5 higher quality prospecting steps to get more sales

Jim Blasingame

It was once the norm for a salesperson to interrupt a decision-maker’s day with a reasonable expectation of success. Indeed, for 10,000 years before the telephone, what we now refer to as “cold calling” was how customers purchased most things, and the only way a salesperson could make a living.

Cold calling made sense for both the salesperson and prospect for at least two reasons: 1) the salesperson might know something – or have something new and improved – that the prospect didn’t know about; 2) the prospect might actually need what the salesperson was selling.

Nevertheless, whether dropping by in person or dropping in by phone, cold calling was never a high percentage play. But if your hide was thick enough and you made enough calls, it was a practice that produced results and provided generations of salespeople with a living, if not wealth.

During that period – I call it the Age of the Seller – getting a prospect to see you was easier than getting them to turn loose of their money. But over the past 20 years, a shift has inverted the time/money dynamic. Today, in what I call The Age of the Customer, no prospect of yours goes to work expecting to allow a salesperson to interrupt their day – regardless of the method of contact – unless they’ve previously established a relevant reason for that interruption.

The Internet is the great disrupter behind this shift in expectations because it allows a prospect to self-qualify themselves and pre-qualify you. And here’s the scary part: They’re doing both of these things often before you know they exist. Where once the salesperson was needed all along the decision-making continuum, today you’re not only needed later in the process, but increasingly only at relevant steps in that process.

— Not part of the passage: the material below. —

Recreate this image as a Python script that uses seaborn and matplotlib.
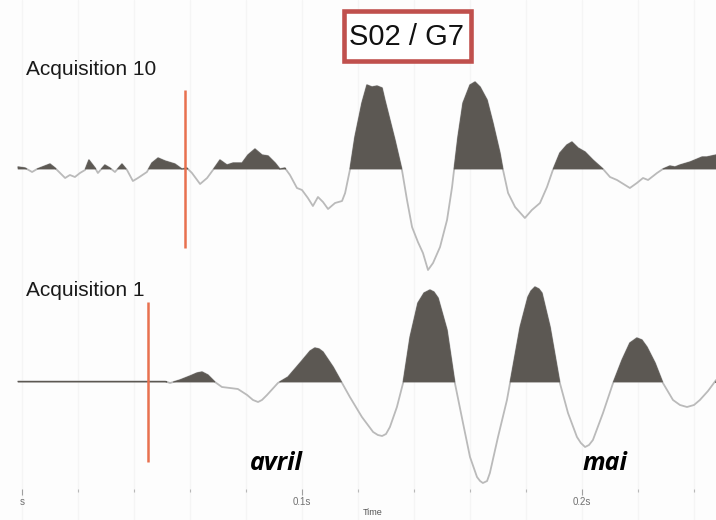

Surely one of the keys to sales success is in achieving a high-quality prospecting practice. In the original Age, a major component of such a practice was numerical: “To get more sales, see more people.” But in the new Age, continuing to push against this shift in prospect expectations – calling a decision-maker before you’ve established relevance – is increasingly producing lower quality results.

Obviously, one of the lower quality aspects is a poor response ratio. But there’s another, newer impact on quality that’s more damaging than inefficient prospecting: Unwelcomed cold-call contacts are producing negative brand perceptions by the prospect for both the salesperson and the business.

So how does a sales organization accomplish a higher quality prospecting practice? Before you ask for a qualifying business meeting, follow these prospect nurturing steps – in order.

  1. Always try to get a referral. Referrals are relevance gold. Any questions?
  2. Spend more time and effort on prospect research before you ask for a qualifying meeting.
  3. Find ways to be introduced – in person or otherwise – before you make a business approach.
  4. Once there’s an acquaintance, use social media, like LinkedIn , to improve the quality of the connection.  
  5. Ask for a short “drop by” meeting – five minutes max – where you’ll give the prospect a gift that’s relevant, like a business book, for example.

Now you’ve established justification for requesting a face-to-face, qualifying meeting, where the prospect becomes one of two things: a higher quality potential customer, or a center-of-influence, providing you with higher quality referrals.

Write this on a rock … Stop cold calling and develop a higher quality prospecting practice.